Special VAT Exemptions
Some digital services are exempt from VAT:
- Accredited online education services (e.g., online university courses accredited by CHED),
- Government purchases of subscription services,
- Certain financial services via digital platforms, especially Virtual Asset Service Providers (VASPs) registered with the Bangko Sentral ng Pilipinas (BSP) (RR 3-2025, Sec. 15).
Example:
An online seminar from an accredited university would be VAT-exempt.
However, a coding bootcamp from a private, non-accredited provider would still be VATable.
Compliance, Penalties, and Enforcement
If a DSP fails to register, file, or pay VAT:
- The BIR can impose interest, penalties, and surcharges (RR 3-2025, Sec. 9).
- Non-compliant platforms can face Closure or Takedown Orders, effectively blocking access to their services in the Philippines (RR 3-2025, Sec. 17).
Enforcement cooperation involves agencies like the Department of Information and Communications Technology (DICT) and the National Telecommunications Commission (NTC).
Example:
If a streaming platform ignores its registration duty, the BIR can coordinate with NTC to block access to that service in the Philippines.
Deadlines
Non-resident DSPs must Register within 60 days of the regulations’ effectivity, and Start paying VAT after 120 days (RR 3-2025, Sec. 18).

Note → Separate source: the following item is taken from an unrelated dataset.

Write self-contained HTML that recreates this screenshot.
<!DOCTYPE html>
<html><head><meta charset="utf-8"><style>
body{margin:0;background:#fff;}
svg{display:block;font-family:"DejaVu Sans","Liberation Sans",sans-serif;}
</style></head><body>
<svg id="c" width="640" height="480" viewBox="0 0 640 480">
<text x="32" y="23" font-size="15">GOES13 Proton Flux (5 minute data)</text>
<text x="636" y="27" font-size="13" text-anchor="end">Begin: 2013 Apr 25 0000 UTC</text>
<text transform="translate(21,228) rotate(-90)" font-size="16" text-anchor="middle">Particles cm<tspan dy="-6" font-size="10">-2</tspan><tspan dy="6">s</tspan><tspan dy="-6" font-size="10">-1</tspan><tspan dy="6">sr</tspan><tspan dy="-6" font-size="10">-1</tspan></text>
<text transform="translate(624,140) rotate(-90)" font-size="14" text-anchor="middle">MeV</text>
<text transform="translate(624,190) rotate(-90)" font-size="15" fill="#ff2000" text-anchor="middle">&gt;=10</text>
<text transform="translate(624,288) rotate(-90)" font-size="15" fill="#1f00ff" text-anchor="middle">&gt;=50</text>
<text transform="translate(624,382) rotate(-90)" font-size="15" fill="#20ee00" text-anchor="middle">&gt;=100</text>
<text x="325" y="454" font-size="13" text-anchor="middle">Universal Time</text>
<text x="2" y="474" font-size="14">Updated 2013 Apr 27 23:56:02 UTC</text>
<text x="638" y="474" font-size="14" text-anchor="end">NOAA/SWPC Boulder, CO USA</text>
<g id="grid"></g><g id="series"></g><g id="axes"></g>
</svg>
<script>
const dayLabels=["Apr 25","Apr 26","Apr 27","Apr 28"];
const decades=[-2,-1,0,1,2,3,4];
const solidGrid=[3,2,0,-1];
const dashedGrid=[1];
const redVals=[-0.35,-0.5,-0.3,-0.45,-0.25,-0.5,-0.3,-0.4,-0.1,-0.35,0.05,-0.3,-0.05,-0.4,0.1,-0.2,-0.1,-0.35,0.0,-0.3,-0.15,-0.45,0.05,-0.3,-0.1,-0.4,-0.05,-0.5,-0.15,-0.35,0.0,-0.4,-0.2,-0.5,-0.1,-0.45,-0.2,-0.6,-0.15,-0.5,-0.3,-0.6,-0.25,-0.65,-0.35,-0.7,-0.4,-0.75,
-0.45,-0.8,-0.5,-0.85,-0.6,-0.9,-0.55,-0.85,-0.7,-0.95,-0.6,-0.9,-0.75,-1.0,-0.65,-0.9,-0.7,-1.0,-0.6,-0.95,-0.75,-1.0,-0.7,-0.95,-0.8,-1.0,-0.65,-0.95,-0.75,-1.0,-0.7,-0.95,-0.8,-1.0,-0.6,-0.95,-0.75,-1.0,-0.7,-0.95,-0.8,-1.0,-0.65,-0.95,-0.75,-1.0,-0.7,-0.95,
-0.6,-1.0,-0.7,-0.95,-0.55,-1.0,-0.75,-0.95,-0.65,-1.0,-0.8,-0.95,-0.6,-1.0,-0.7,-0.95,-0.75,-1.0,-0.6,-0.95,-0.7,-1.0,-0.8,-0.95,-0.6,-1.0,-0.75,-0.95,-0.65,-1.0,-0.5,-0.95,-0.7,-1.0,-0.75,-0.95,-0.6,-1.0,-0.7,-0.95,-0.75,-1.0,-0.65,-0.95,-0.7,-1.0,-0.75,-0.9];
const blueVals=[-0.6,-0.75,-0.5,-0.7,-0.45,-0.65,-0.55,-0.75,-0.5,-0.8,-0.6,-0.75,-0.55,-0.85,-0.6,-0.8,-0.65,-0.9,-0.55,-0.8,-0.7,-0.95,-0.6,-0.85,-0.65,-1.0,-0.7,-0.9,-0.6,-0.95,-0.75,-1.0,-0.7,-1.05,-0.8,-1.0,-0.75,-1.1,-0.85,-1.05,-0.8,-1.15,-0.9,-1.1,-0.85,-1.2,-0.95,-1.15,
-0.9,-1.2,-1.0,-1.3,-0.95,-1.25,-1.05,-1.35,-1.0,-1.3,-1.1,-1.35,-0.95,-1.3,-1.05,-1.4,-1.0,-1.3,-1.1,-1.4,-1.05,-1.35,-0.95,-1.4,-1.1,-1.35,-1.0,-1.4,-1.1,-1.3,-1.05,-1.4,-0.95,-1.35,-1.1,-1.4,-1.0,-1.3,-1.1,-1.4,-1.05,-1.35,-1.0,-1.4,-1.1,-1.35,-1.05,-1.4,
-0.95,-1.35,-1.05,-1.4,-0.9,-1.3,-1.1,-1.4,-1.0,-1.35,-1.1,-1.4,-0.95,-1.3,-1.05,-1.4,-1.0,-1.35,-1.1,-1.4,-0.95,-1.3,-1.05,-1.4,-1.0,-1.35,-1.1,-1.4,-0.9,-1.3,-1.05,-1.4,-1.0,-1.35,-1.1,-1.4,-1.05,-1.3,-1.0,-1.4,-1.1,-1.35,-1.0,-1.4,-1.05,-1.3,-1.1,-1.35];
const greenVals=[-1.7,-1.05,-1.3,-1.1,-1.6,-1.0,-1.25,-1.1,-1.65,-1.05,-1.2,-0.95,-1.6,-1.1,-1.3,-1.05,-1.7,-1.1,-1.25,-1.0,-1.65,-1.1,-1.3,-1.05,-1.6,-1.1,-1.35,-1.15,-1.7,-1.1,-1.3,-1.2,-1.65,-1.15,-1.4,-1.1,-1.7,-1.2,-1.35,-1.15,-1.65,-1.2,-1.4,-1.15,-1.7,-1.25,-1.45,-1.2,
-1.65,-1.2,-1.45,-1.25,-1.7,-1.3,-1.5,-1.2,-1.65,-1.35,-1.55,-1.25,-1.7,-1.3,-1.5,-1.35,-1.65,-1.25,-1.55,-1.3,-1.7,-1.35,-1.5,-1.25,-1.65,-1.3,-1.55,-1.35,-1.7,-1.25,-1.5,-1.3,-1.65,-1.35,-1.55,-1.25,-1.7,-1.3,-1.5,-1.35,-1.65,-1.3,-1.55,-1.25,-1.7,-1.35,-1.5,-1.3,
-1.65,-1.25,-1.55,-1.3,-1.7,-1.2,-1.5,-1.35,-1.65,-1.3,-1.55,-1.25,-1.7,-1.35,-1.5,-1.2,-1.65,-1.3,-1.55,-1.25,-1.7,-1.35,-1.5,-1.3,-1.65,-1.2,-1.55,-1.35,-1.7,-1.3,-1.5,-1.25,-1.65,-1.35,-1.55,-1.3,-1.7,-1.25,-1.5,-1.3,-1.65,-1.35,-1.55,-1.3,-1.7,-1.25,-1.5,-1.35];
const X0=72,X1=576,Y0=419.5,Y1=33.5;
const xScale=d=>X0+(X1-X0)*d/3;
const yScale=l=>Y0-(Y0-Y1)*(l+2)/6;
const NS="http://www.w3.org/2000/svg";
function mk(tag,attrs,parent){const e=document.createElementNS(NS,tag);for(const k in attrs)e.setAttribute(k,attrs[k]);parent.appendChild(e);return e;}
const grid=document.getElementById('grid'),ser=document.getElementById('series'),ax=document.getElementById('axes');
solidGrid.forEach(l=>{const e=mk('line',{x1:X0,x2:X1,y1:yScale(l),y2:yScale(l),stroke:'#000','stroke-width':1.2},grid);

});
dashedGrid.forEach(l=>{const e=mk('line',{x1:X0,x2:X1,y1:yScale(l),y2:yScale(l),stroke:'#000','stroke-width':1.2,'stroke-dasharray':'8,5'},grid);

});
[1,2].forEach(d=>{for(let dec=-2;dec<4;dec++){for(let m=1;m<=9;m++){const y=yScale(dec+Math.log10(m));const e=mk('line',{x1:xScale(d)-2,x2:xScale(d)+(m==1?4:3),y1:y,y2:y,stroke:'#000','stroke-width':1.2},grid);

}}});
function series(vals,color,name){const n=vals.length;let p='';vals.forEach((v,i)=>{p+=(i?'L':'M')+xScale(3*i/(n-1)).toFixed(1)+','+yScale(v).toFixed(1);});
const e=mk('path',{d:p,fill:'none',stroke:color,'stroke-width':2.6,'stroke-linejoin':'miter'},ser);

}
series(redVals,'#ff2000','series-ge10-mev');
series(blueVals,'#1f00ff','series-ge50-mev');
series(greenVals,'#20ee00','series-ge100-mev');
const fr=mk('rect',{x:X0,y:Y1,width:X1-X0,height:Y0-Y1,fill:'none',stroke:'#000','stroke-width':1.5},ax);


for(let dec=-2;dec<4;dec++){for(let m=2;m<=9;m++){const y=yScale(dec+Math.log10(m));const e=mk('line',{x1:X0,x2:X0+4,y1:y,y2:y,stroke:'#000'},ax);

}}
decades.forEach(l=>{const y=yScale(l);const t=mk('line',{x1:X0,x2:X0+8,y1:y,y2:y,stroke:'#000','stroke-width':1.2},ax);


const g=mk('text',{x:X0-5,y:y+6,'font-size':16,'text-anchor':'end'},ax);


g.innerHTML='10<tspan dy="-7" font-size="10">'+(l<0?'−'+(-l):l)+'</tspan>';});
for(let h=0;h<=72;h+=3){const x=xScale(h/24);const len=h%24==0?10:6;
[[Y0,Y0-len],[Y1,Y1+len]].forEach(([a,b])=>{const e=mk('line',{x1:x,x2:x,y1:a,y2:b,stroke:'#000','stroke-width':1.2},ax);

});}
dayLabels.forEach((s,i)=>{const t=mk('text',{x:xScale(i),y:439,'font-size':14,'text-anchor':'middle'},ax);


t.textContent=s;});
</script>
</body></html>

Revenue Regulations No. 3-2025 marks a major milestone in implementing and adapting Philippine tax policy to the digital era. By ensuring that digital services consumed by Filipinos contribute to public revenues, the government aims to create a fairer and more sustainable tax base. For businesses, understanding these rules and promptly complying is essential — not only to avoid penalties but also to ensure continued access to the growing Philippine digital market.
References
Bureau of Internal Revenue (BIR), Revenue Regulations No. 3-2025, January 17, 2025.